Both Kafka and SQS solve the problem of asynchronous messaging, but they do it with very different philosophies. Here's how I think about the choice.

14 November 2025·3 min read

When teams reach for a message broker, the instinct is often to pick whatever the team already knows, or whatever the first Stack Overflow answer suggests. After building on both Kafka and SQS at scale, I've developed a clearer mental model for when each one earns its place.

The core difference isn't throughput

Most comparisons lead with throughput. Kafka handles millions of events per second; SQS is capped at 3,000 messages per second per queue (though this is often a non-issue in practice). But throughput is rarely the deciding factor.

The real distinction is philosophy.

  • SQS is a job queue. A message goes in, a consumer picks it up, processes it, deletes it. The message is gone. This is the work-queue pattern and it is extremely well-suited to task distribution.

  • Kafka is a distributed log. Events are appended to a topic and retained. Multiple consumers can read the same event independently. You can replay history. The log is the truth.

When I'd choose SQS

Decoupling services where the event has one clear consumer. If you're triggering an image resize job after an upload, SQS is perfect. One message, one job, one consumer group. You get built-in visibility timeouts, DLQs, and FIFO semantics if you need them — all managed for you on AWS.

Serverless Lambda triggers. SQS integrates with Lambda out of the box and scales the concurrency for you. There's very little operational overhead, which matters when your team is small.

Short retention windows. If you don't need event history beyond a few days, SQS is cheaper and simpler than standing up a Kafka cluster.

When I'd choose Kafka

Multiple independent consumers of the same event. If an order.created event needs to trigger inventory, billing, and a notification service, Kafka's consumer-group model shines. Each service maintains its own offset. They can fall behind and catch up without worrying about the event being deleted.

Event sourcing and audit trails. Kafka's log retention makes it a natural fit for event sourcing. You can rebuild state by replaying events, audit what happened and when, and add new services that backfill from the beginning of history.

High-volume, time-series data. Kafka was built for this. Log aggregation, metrics pipelines, clickstream data — if you're dealing with continuous, high-frequency streams, Kafka's partitioned architecture handles this elegantly.

The question I always ask

"Does anything, other than the primary consumer, need to read this event?"

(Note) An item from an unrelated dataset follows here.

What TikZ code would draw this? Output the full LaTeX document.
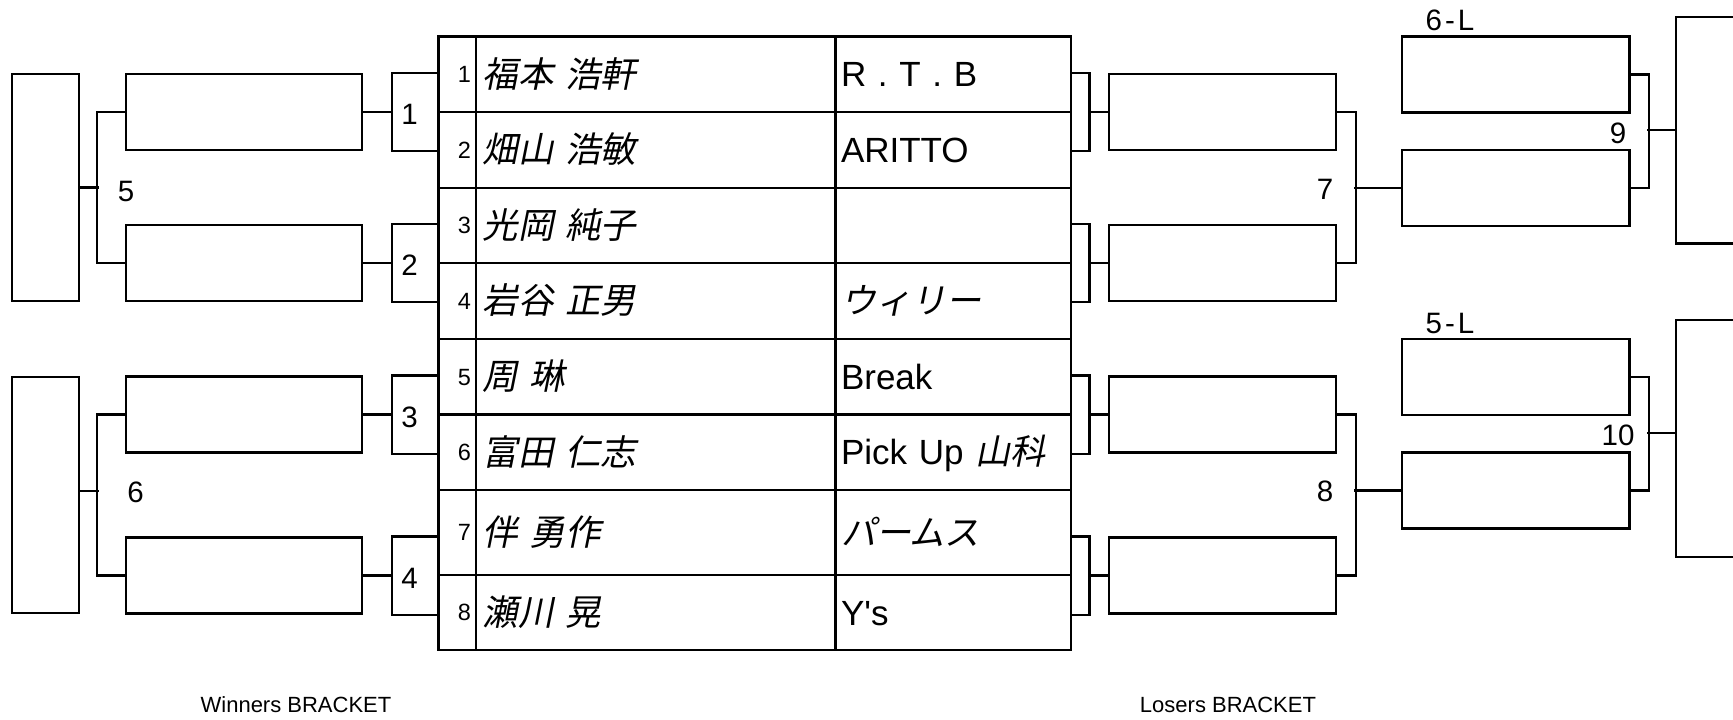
\documentclass[tikz,border=0pt]{standalone}
\usepackage{fontspec}
\setmainfont{Liberation Sans}
\newfontfamily\jp[FakeSlant=0.2]{Noto Sans CJK JP}

\begin{document}
\begin{tikzpicture}[x=1pt, y=-1pt, line width=2.2pt,
    slot/.style={draw, inner sep=0pt, minimum width=#1, minimum height=76pt},
    champ/.style={draw, inner sep=0pt, minimum width=67pt, minimum height=#1},
    cell/.style={draw, inner ysep=0pt, minimum height=#1, text depth=0pt},
    numcell/.style={cell=#1, inner xsep=5pt, text width=27.5pt, text height=16.8pt, align=right, font=\fontsize{23.5}{28}\selectfont},
    namecell/.style={cell=#1, inner xsep=6.5pt, text width=346.5pt, text height=25.5pt, align=left, font=\jp\fontsize{35.5}{40}\selectfont},
    teamcell/.style={cell=#1, inner xsep=5.5pt, text width=224.5pt, text height=25pt, align=left, font=\fontsize{35}{40}\selectfont},
    numlabel/.style={inner sep=0pt, text height=21.1pt, text depth=0pt, font=\fontsize{29.5}{34}\selectfont},
    bracketname/.style={inner sep=0pt, text height=15.8pt, text depth=0pt, font=\fontsize{22}{26}\selectfont}]

    \useasboundingbox (0,0) rectangle (1733,720);

    \foreach \i/\y/\h/\nm/\tm in {
        1/74.25/75.5pt/{福本 浩軒}/{R . T . B},
        2/150/76pt/{畑山 浩敏}/{ARITTO},
        3/225.5/75pt/{光岡 純子}/{},
        4/301/76pt/{岩谷 正男}/{\jp ウィリー},
        5/376.75/75.5pt/{周 琳}/{Break},
        6/452.25/75.5pt/{富田 仁志}/{Pick Up \jp 山科},
        7/532.5/85pt/{伴 勇作}/{\jp パームス},
        8/612.5/75pt/{瀬川 晃}/{Y\textquotesingle s}} {
        \node[numcell=\h] (N\i) at (457.25,\y) {\i};
        \node[namecell=\h] (P\i) at (655.75,\y) {\nm};
        \node[teamcell=\h] (T\i) at (953.25,\y) {\tm};
    }

    \node[slot=236pt] (W1) at (244,112) {};
    \node[slot=236pt] (W2) at (244,263) {};
    \node[slot=236pt] (W3) at (244,414.5) {};
    \node[slot=236pt] (W4) at (244,575.5) {};
    \node[champ=227pt] (WA) at (45.5,187.5) {};
    \node[champ=236pt] (WB) at (45.5,495) {};

    \node[slot=227.2pt] (L1) at (1222.4,112) {};
    \node[slot=227.2pt] (L2) at (1222.4,263) {};
    \node[slot=227.2pt] (L3) at (1222.4,414.5) {};
    \node[slot=227.2pt] (L4) at (1222.4,575.5) {};

    \node[slot=227.4pt] (M1) at (1515.7,74.5) {};
    \node[slot=227.4pt] (M2) at (1515.7,188) {};
    \node[slot=227.4pt] (M3) at (1515.7,376.8) {};
    \node[slot=227.4pt] (M4) at (1515.7,490.5) {};
    \node[champ=226.5pt] (F1) at (1709.5,130.25) {};
    \node[champ=237pt] (F2) at (1709.5,438.5) {};

    \foreach \i/\r in {1/1,2/3,3/5,4/7} {
        \draw (W\i.east) -- ++(29,0) coordinate (wb\i) ++(17.5,2) node[numlabel] {\i};
        \draw (N\r.west |- W\i.north) -| (wb\i) |- (N\r.west |- W\i.south);
        \draw (L\i.west) -- ++(-18.3,0) coordinate (lb\i);
        \draw (T\r.east |- L\i.north) -| (lb\i) |- (T\r.east |- L\i.south);
    }

    \draw (W1.west) -- ++(-28,0) |- (W2.west);
    \draw (WA.east) -- ++(19,0);
    \draw (W3.west) -- ++(-28,0) |- (W4.west);
    \draw ([yshift=4.3pt]WB.east) -- ++(19,0);

    \draw (L1.east) -- ++(19,0) |- (L2.east);
    \draw (M2.west) -- ++(-47,0);
    \draw (L3.east) -- ++(19,0) |- (L4.east);
    \draw (M4.west) -- ++(-47,0);

    \draw (M1.east) -- ++(18.5,0) |- (M2.east);
    \draw (F1.west) -- ++(-28.3,0);
    \draw (M3.east) -- ++(18.5,0) |- (M4.east);
    \draw ([yshift=5.2pt]F2.west) -- ++(-28.3,0);

    \node[numlabel] (r5) at (126,191) {5};
    \node[numlabel] (r6) at (135.5,491.5) {6};
    \node[numlabel] (r7) at (1325,189) {7};
    \node[numlabel] (r8) at (1325,491) {8};
    \node[numlabel] (r9) at (1618,132.5) {9};
    \node[numlabel] (r10) at (1618,434.5) {10};
    \node[numlabel] (l6) at (1450,19.5) {\addfontfeature{LetterSpace=10}6-L};
    \node[numlabel] (l5) at (1450,322.5) {\addfontfeature{LetterSpace=10}5-L};

    \node[bracketname] (wname) at (296,705) {Winners BRACKET};
    \node[bracketname] (lname) at (1228,705) {Losers BRACKET};
\end{tikzpicture}
\end{document}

If the answer is no — now or in the foreseeable future — SQS is almost always the right call. It's cheaper, simpler, and requires no operational burden on AWS.

If the answer is yes, or if the event represents something that happened to your system (rather than a task to be done), lean towards Kafka. The ability to replay, branch, and add consumers without changing the producer is worth the additional operational complexity.

A word on managed Kafka

If you do go Kafka, use a managed service. AWS MSK or Confluent Cloud removes the single biggest pain point — broker management — and lets you focus on the schemas and consumer logic. Running Kafka yourself on EC2 is rarely worth it in 2025.


The choice between Kafka and SQS isn't about which tool is better. It's about understanding the nature of the data flow you're modelling. Job distribution wants queues. Event history wants a log. Knowing the difference will save you significant architectural rework down the line.